Rogan (Modern History of the Middle East/Oxford Univ.; Frontiers of the State in the Late Ottoman Empire, 2000) traces the significant modern themes of nationalism, imperialism, revolution, industrialization, migration and women’s rights over the past five centuries within the Islamic states, stretching from North Africa to the Sinai, the Middle East to South Asia. With the conquest of the Cairo-based Mamluk Empire by the Ottomans in 1517, the vast Turkish-speaking Islamic empire would now rule from foreign capitals over the globe, “a political reality,” Rogan writes, “that would prove one of the defining features of modern Arab history.” Managing the multi-ethnicity of the empire was a challenge, and by the mid-18th century local leaders such as Zahir in Palestine and Ali Bey in Egypt challenged Ottoman autonomy, while the rise of the Wahhabi sect called for a return to the strictures of religious orthodoxy. Further currents of reform and nationalism, as in the Balkans, weakened the central state, while the waves of Franco-Anglo colonialism undermined Ottoman authority, from North Africa to Palestine.

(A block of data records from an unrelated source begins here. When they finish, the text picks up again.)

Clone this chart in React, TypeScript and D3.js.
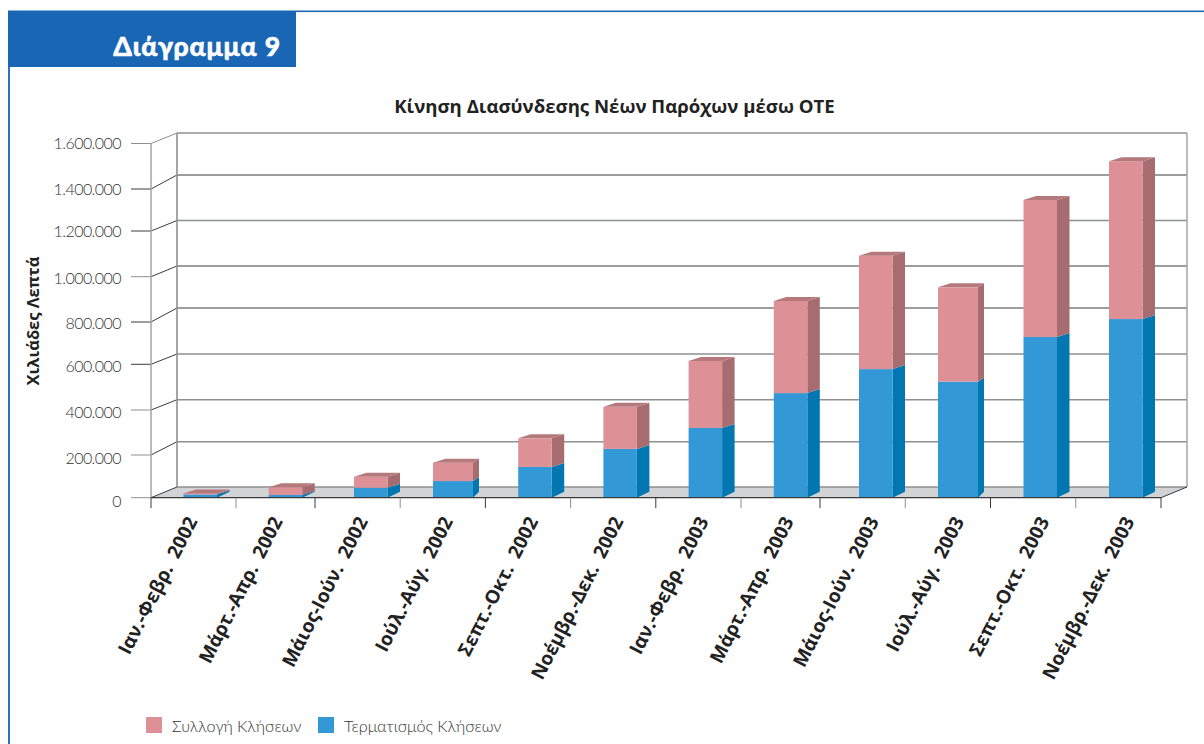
import React from 'react';
import * as d3 from 'd3';

// ---- data ----
const categories = [
  'Ιαν.-Φεβρ.  2002', 'Μάρτ.-Απρ.  2002', 'Μάιος-Ιούν.  2002', 'Ιούλ.-Αύγ.  2002',
  'Σεπτ.-Οκτ.  2002', 'Νοέμβρ.-Δεκ.  2002', 'Ιαν.-Φεβρ.  2003', 'Μάρτ.-Απρ.  2003',
  'Μάιος-Ιούν.  2003', 'Ιούλ.-Αύγ.  2003', 'Σεπτ.-Οκτ.  2003', 'Νοέμβρ.-Δεκ.  2003',
];
const termination = [15000, 13000, 47000, 78000, 144000, 227000, 320000, 474000, 579000, 524000, 729000, 813000];
const origination = [5000, 36000, 51000, 86000, 130000, 187000, 296000, 419000, 513000, 429000, 619000, 709000];
const yTicks = [0, 200000, 400000, 600000, 800000, 1000000, 1200000, 1400000, 1600000];
const yTickLabels = ['0', '200.000', '400.000', '600.000', '800.000', '1.000.000', '1.200.000', '1.400.000', '1.600.000'];
const seriesNames = ['Συλλογή Κλήσεων', 'Τερματισμός Κλήσεων'];
const chartTitle = 'Κίνηση Διασύνδεσης Νέων Παρόχων μέσω ΟΤΕ';
const yAxisTitle = 'Χιλιάδες Λεπτά';
const panelTitle = 'Διάγραμμα 9';

// ---- layout ----
const FONT = "Lato, 'Open Sans', sans-serif";
const BOLD = "'Open Sans', Lato, sans-serif";
const yFront = d3.scaleLinear().domain(yTicks)
  .range([497.7, 455, 410, 364.3, 322, 276.7, 231, 189, 143.5]);
const yBack = d3.scaleLinear().domain(yTicks)
  .range([487, 441.7, 399.7, 354, 308, 266, 220.5, 175, 133]);
const labelOffset = d3.scaleLinear().domain([0, 1600000]).range([9, 5.5]);
const xTick = d3.scaleLinear().domain([0, 1, 2, 7, 8, 12]).range([151, 236, 315, 741, 820, 1161]);
const xBar = d3.scaleLinear().domain([0, 2, 3, 8, 9, 11]).range([183.5, 354, 433, 859, 938, 1109]);
const xLabel = d3.scaleLinear().domain([0, 11]).range([198, 1135]);
const wideBars = [3, 9];
const barW = (i: number) => (wideBars.includes(i) ? 40 : 33.5);
const sideW = (i: number) => (wideBars.includes(i) ? 6 : 12.5);
const depthX = 26;
const depthY = (v: number) => (v === 0 ? 6 : 4);
const darkGrid = [1000000, 800000, 1400000];
const darkTick = [1400000, 1200000, 800000, 600000];
const GREY = '#8d8f91';
const DARK = '#3a3a3c';

const stacked = d3.stack<number>()
  .keys(['t', 'o'])
  .value((i, k) => (k === 't' ? termination[i] : origination[i]))(d3.range(categories.length));
const palette = [
  { front: '#3399d6', side: '#0077b0', top: '#3399d6' },
  { front: '#dd9197', side: '#a66c6f', top: '#b5797b' },
];
const poly = (pts: number[][]) => pts.map((p) => p.join(',')).join(' ');

export default function App() {
  const xL = xTick(0), xR = xTick(12);
  const y0 = yFront(0), yb0 = yBack(0);
  return (
    <svg width={1204} height={744} style={{ position: 'absolute', left: 0, top: 0, background: '#fff' }} fontFamily={FONT}>
      {/* frame */}
      <rect x={8} y={10.5} width={1196} height={1.6} fill="#1866b4" />
      <rect x={8} y={11} width={2} height={733} fill="#2a72bc" />
      <rect x={8} y={11} width={288} height={56} fill="#1866b4" />
      <text x={281} y={56} textAnchor="end" fontSize={26.5} fontWeight={900} fill="#fff" stroke="#fff" strokeWidth={0.5} letterSpacing={0.9}>{panelTitle}</text>

      <text x={614.5} y={113} textAnchor="middle" fontFamily={BOLD} fontSize={18.6} fontWeight={700} fill="#222">{chartTitle}</text>
      <text transform="translate(39,321) rotate(-90)" textAnchor="middle" fontFamily={BOLD} fontSize={16.5} fontWeight={700} fill="#222">{yAxisTitle}</text>

      {/* floor */}
      <polygon points={poly([[xL, y0], [xL + depthX, yb0], [xR + depthX, yb0], [xR, y0]])} fill="#d1d3d4" />

      {/* walls and grid */}
      {yTicks.map((t, i) => {
        const dark = darkGrid.includes(t);
        const tickDark = darkTick.includes(t);
        return (
          <g key={t}>
            <line x1={xL + depthX} x2={xR + depthX} y1={yBack(t)} y2={yBack(t)} stroke={dark ? DARK : GREY} strokeWidth={dark ? 1 : 1.4} />
            <line x1={xL} x2={xL + depthX} y1={yFront(t)} y2={yBack(t)} stroke={t === 1600000 ? GREY : DARK} strokeWidth={1} />
            <line x1={131} x2={xL} y1={yFront(t)} y2={yFront(t)} stroke={tickDark ? DARK : GREY} strokeWidth={1} />
            <text x={121} y={yFront(t) + labelOffset(t)} textAnchor="end" fontSize={16} fontWeight={300} letterSpacing={-0.55} fill="#333">{yTickLabels[i]}</text>
          </g>
        );
      })}
      <line x1={xL} x2={xL} y1={yFront(1600000)} y2={y0} stroke="#a3a5a7" strokeWidth={1.5} />
      <line x1={xL + depthX} x2={xL + depthX} y1={yBack(1600000)} y2={yb0} stroke={GREY} strokeWidth={1.6} />
      <line x1={xR + depthX} x2={xR + depthX} y1={yBack(1600000)} y2={yb0} stroke="#a3a5a7" strokeWidth={1.5} />

      {/* bars */}
      {categories.map((_, i) => {
        const x = xBar(i), w = barW(i), s = sideW(i);
        return (
          <g key={i}>
            {stacked.map((ser, si) => {
              const yTop = yFront(ser[i][1]), yBot = yFront(ser[i][0]);
              const c = palette[si];
              return (
                <g key={si}>
                  <polygon points={poly([[x + w, yBot], [x + w + s, yBot - depthY(ser[i][0])], [x + w + s, yTop - depthY(ser[i][1])], [x + w, yTop]])} fill={c.side} />
                  <rect x={x} y={yTop} width={w} height={yBot - yTop} fill={c.front} />
                </g>
              );
            })}
            {(() => {
              const v = stacked[1][i][1];
              const yTop = yFront(v);
              return <polygon points={poly([[x, yTop], [x + 12.5, yTop - depthY(v)], [x + w + s, yTop - depthY(v)], [x + w, yTop]])} fill={palette[1].top} />;
            })()}
          </g>
        );
      })}

      {/* category axis */}
      <line x1={xL} x2={xR} y1={y0} y2={y0} stroke={DARK} strokeWidth={1.2} />
      <line x1={xR} x2={xR + depthX} y1={y0} y2={yb0} stroke={DARK} strokeWidth={1} />
      {d3.range(categories.length + 1).map((i) => (
        <line key={i} x1={xTick(i)} x2={xTick(i)} y1={y0} y2={y0 + 10.5} stroke={i % 2 ? GREY : DARK} strokeWidth={1} />
      ))}
      {categories.map((c, i) => (
        <text key={c} transform={`translate(${xLabel(i)},${521}) rotate(-63)`} textAnchor="end"
          fontFamily={BOLD} fontSize={19} fontWeight={700} fill="#222" style={{ whiteSpace: 'pre' }}>{c}</text>
      ))}

      {/* legend */}
      <rect x={146} y={717} width={16} height={16} fill={palette[1].front} />
      <text x={172} y={732} fontSize={16.2} fontWeight={300} fill="#333">{seriesNames[0]}</text>
      <rect x={318} y={717} width={16} height={16} fill={palette[0].front} />
      <text x={344} y={732} fontSize={16.2} fontWeight={300} fill="#333">{seriesNames[1]}</text>
    </svg>
  );
}
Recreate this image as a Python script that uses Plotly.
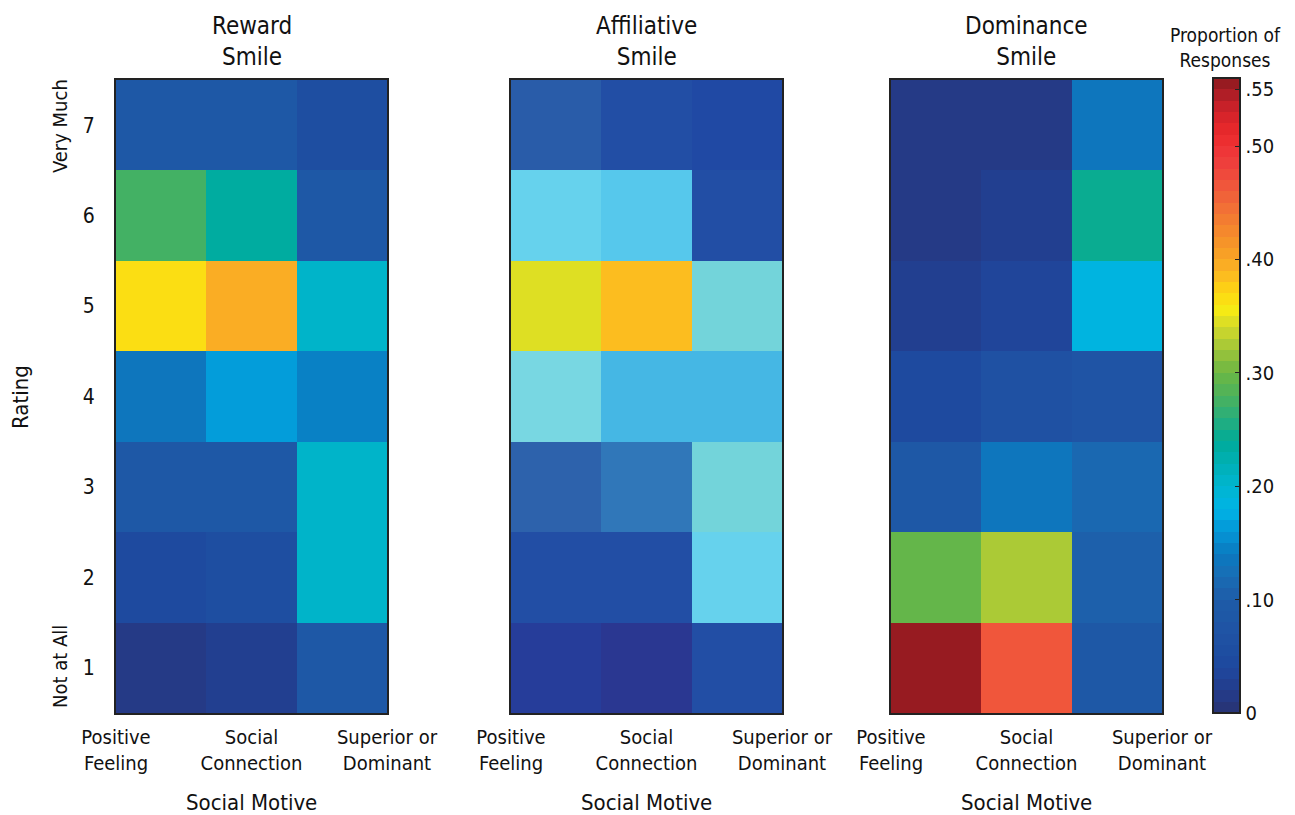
import plotly.graph_objects as go
import numpy as np

# ---------------- data ----------------
motives = ["Positive<br>Feeling", "Social<br>Connection", "Superior or<br>Dominant"]
ratings = [1, 2, 3, 4, 5, 6, 7]
rating_labels = ["1", "2", "3", "4", "5", "6", "7"]
panel_titles = ["Reward<br>Smile", "Affiliative<br>Smile", "Dominance<br>Smile"]

# rows = rating 1..7, columns = motives
reward = [
    [0.010, 0.020, 0.090],
    [0.040, 0.060, 0.200],
    [0.080, 0.080, 0.200],
    [0.130, 0.160, 0.140],
    [0.370, 0.390, 0.210],
    [0.270, 0.230, 0.080],
    [0.090, 0.080, 0.060],
]
affiliative = [
    [0.020, 0.015, 0.050],
    [0.050, 0.050, 0.185],
    [0.080, 0.120, 0.215],
    [0.200, 0.160, 0.165],
    [0.350, 0.385, 0.215],
    [0.190, 0.180, 0.060],
    [0.070, 0.050, 0.040],
]
dominance = [
    [0.550, 0.465, 0.085],
    [0.300, 0.325, 0.100],
    [0.080, 0.135, 0.120],
    [0.040, 0.065, 0.075],
    [0.020, 0.035, 0.190],
    [0.010, 0.020, 0.250],
    [0.010, 0.010, 0.130],
]
panels = [reward, affiliative, dominance]

cb_tickvals = [0, 0.10, 0.20, 0.30, 0.40, 0.50, 0.55]
cb_ticktext = ["0", ".10", ".20", ".30", ".40", ".50", ".55"]
ZMAX = 0.56

# ---------------- colour scale (stepped) ----------------
anchors = [
    (0.00, "#283372"), (0.02, "#243c8c"), (0.04, "#1e489e"), (0.07, "#1f53a4"),
    (0.10, "#1e5ca8"), (0.12, "#196cb4"), (0.14, "#0b7ac0"), (0.16, "#0496d6"),
    (0.18, "#00b4e6"), (0.20, "#00b5cf"), (0.22, "#00b0b6"), (0.24, "#00ab98"),
    (0.26, "#28ae7c"), (0.28, "#4cb25c"), (0.30, "#6cb744"), (0.32, "#9ec43a"),
    (0.34, "#d3da2a"), (0.355, "#f5ea15"), (0.37, "#fed812"), (0.39, "#fbb423"),
    (0.41, "#f79a27"), (0.43, "#f4822f"), (0.45, "#f16a38"), (0.47, "#ef4f3c"),
    (0.49, "#ee3a3c"), (0.51, "#ec2a2c"), (0.53, "#d2222a"), (0.545, "#b01e26"),
    (0.56, "#8a1a1e"),
]

def hex2rgb(h):
    h = h.lstrip("#")
    return np.array([int(h[i:i + 2], 16) for i in (0, 2, 4)], dtype=float)

av = np.array([a[0] for a in anchors])
ac = np.array([hex2rgb(a[1]) for a in anchors])

def col_at(v):
    return np.array([np.interp(v, av, ac[:, k]) for k in range(3)])

def make_scale(nsteps=56, pale=False):
    scale = []
    for i in range(nsteps):
        lo, hi = i / nsteps, (i + 1) / nsteps
        v = (lo + hi) / 2 * ZMAX
        c = col_at(v)
        if pale:  # the middle panel is printed in lighter tints
            base = 0.09 * np.clip((v - 0.05) / 0.05, 0, 1) if v < 0.3 else 0.0
            w = 0.38 * np.exp(-((v - 0.205) / 0.045) ** 2) + base
            c = c * (1 - w) + 255 * w
            if v < 0.07:
                c = c + np.array([6, -3, 14]) * (1 - v / 0.07)
        c = np.clip(c, 0, 255)
        s = "rgb(%d,%d,%d)" % tuple(int(round(x)) for x in c)
        scale.append([lo, s])
        scale.append([hi, s])
    return scale

main_scale = make_scale()
pale_scale = make_scale(pale=True)

# ---------------- layout geometry ----------------
W, H = 1295, 815
px = [(116, 387), (511, 782), (891, 1162)]
ytop, ybot = 80, 713
FONT = "DejaVu Sans Condensed, Liberation Sans Narrow, Arial Narrow, sans-serif"

fig = go.Figure()
layout = dict(
    width=W, height=H,
    margin=dict(l=0, r=0, t=0, b=0, autoexpand=False),
    paper_bgcolor="white", plot_bgcolor="white",
    font=dict(family=FONT, color="#111", size=20),
    showlegend=False,
)
annotations = []

for i, (data, (x0, x1)) in enumerate(zip(panels, px)):
    xa = "x" if i == 0 else "x%d" % (i + 1)
    ya = "y" if i == 0 else "y%d" % (i + 1)
    fig.add_trace(go.Heatmap(
        z=data, x=[0, 1, 2], y=ratings,
        colorscale=pale_scale if i == 1 else main_scale, zmin=0, zmax=ZMAX,
        xaxis=xa, yaxis=ya, xgap=0, ygap=0,
        showscale=(i == 2),
        colorbar=dict(
            x=1213 / W, xanchor="left", xpad=0, ypad=0,
            y=1 - (ytop - 2 + ybot) / 2 / H, yanchor="middle",
            lenmode="pixels", len=ybot - ytop + 2,
            thicknessmode="pixels", thickness=27,
            outlinecolor="#222", outlinewidth=2,
            tickvals=cb_tickvals, ticktext=cb_ticktext,
            ticks="inside", ticklen=6, tickcolor="#222",
            tickfont=dict(family=FONT, size=20, color="#111"),
        ),
    ))
    xkey = "xaxis" if i == 0 else "xaxis%d" % (i + 1)
    ykey = "yaxis" if i == 0 else "yaxis%d" % (i + 1)
    layout[xkey] = dict(
        domain=[x0 / W, x1 / W], anchor=ya, range=[-0.5, 2.5],
        tickvals=[-0.5, 1, 2.5], ticktext=motives, ticks="",
        showline=True, mirror=True, linecolor="#222", linewidth=2,
        showgrid=False, zeroline=False, fixedrange=True, automargin=False,
        tickfont=dict(family=FONT, size=20, color="#111"),
        ticklabelstandoff=5,
    )
    layout[ykey] = dict(
        domain=[1 - ybot / H, 1 - ytop / H], anchor=xa, range=[0.5, 7.5],
        tickvals=ratings, ticktext=rating_labels if i == 0 else [""] * 7,
        showticklabels=(i == 0), ticks="",
        showline=True, mirror=True, linecolor="#222", linewidth=2,
        showgrid=False, zeroline=False, fixedrange=True, automargin=False,
        tickfont=dict(family=FONT, size=21, color="#111"),
        ticklabelstandoff=15,
    )
    cx = (x0 + x1) / 2 / W
    annotations.append(dict(
        text=panel_titles[i], x=cx, y=1 - 41 / H, xref="paper", yref="paper",
        showarrow=False, xanchor="center", yanchor="middle",
        font=dict(family=FONT, size=24, color="#111"),
    ))
    annotations.append(dict(
        text="Social Motive", x=cx, y=1 - 802 / H, xref="paper", yref="paper",
        showarrow=False, xanchor="center", yanchor="middle",
        font=dict(family=FONT, size=22, color="#111"),
    ))

annotations += [
    dict(text="Very Much", x=60 / W, y=1 - 126 / H, xref="paper", yref="paper",
         textangle=-90, showarrow=False, xanchor="center", yanchor="middle",
         font=dict(family=FONT, size=20, color="#111")),
    dict(text="Not at All", x=60 / W, y=1 - 667 / H, xref="paper", yref="paper",
         textangle=-90, showarrow=False, xanchor="center", yanchor="middle",
         font=dict(family=FONT, size=20, color="#111")),
    dict(text="Rating", x=20 / W, y=1 - 397 / H, xref="paper", yref="paper",
         textangle=-90, showarrow=False, xanchor="center", yanchor="middle",
         font=dict(family=FONT, size=22, color="#111")),
    dict(text="Proportion of<br>Responses", x=1225 / W, y=1 - 47 / H,
         xref="paper", yref="paper", showarrow=False,
         xanchor="center", yanchor="middle",
         font=dict(family=FONT, size=19, color="#111")),
]
layout["annotations"] = annotations
fig.update_layout(**layout)
fig.write_html(
    "out.html",
    config={"displayModeBar": False},
    post_script="document.body.style.margin='0';document.body.style.padding='0';",
)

By the end of World War I the European powers negotiated their settlements in terms of “divide and rule.” Rogan, who regards Arab history from the viewpoint of Arabs, concentrates on the postwar collapse of the Ottoman Empire, as British and French domination ebbed, Israel was established, the greed for oil transformed the region and a new generation repudiated the era of nationalism and ineffectual leadership and looked to an earlier proud history of Islam.

A sweeping history that dwells on political rather than artistic or cultural developments within diverse Arab countries.